Walking into Tower records in the late 90’s and hearing Bobbi Humphrey’s Satin Doll Album. Being assuaged into another late night musical crawl was the ultimate falling experience. I had never heard a *flautist do what Bobbi did on this album. I bought it without hesitation and have savoured her playing ever since. With the Mizell Brothers doing what they did best, producing fresh nuanced music to new audiences.

Visibility
But his rendition of Knocks Me Off My Feet has had me singing out loud (in the comfort of solitude in the car and when no one is at home. I was not gifted with a great singing voice).

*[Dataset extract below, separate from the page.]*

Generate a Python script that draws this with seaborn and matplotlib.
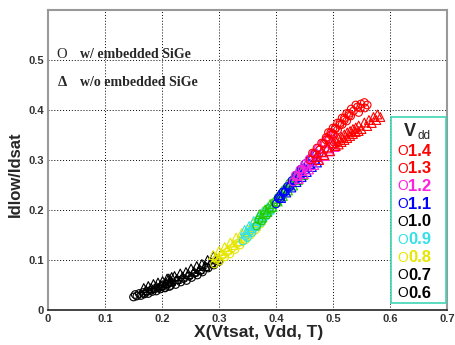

Warren’s version – takes you into the joy of falling, and falling, and falling in love. Within that happy play of love. It is a joy to behold. Like being held in the rapture of someone else’s perfection. Spellbinding. His art is to make a song his and yet remain recognisable. It is the magic of Warren’s vision and of the accompanying musicians who allow the play of the vibraphone to musically enthrall and take you to the zenith of falling or being knocked off your feet.

Re-Done
Montara by Bobby Hutcherson is universally held as a great, no, a fantastic piece of jazz music. It broke records and has been highly sought after. The Roots did a great rendition of Montara on the New Groove Album with the lyric Do What You Want, Do What You Like, Do What You Feel/Do What you Need. I loved this version for as long as I can remember with those late night conversations in my mid 20’s, late night drives, late night studies it was the only version of the classic I could readily access.

Huff and Puff
Then along came Warren Wolf. Blowing everything even the original away, with his version of Montara. Why? Bobby made it his! It is his. The Roots made it theirs. It was theirs. Wolf reinvented Mandala and brought it full force into the 21st century. It’s like what Christian Scott did for Isadora, Robert Glasper has done with the piano and with his experiment experiences, Gretchen Parlato reworked SWV’s Weak up to and what Warren has done with this age old classic.

CTA
Compare contrast congratulate and then comment below. There are few that have been able to do re evolution better. Warren Wolf is someone to look out for.

The poem at the end of I Stand Alone by Robert Glasper is worthy of repeating often. Primarily because the poet speaks about there being multiple changes with each re-interpretation, re-evolving not just copying mindlessly. Suggesting that each go round takes us – musician and listener – to a different newer higher level.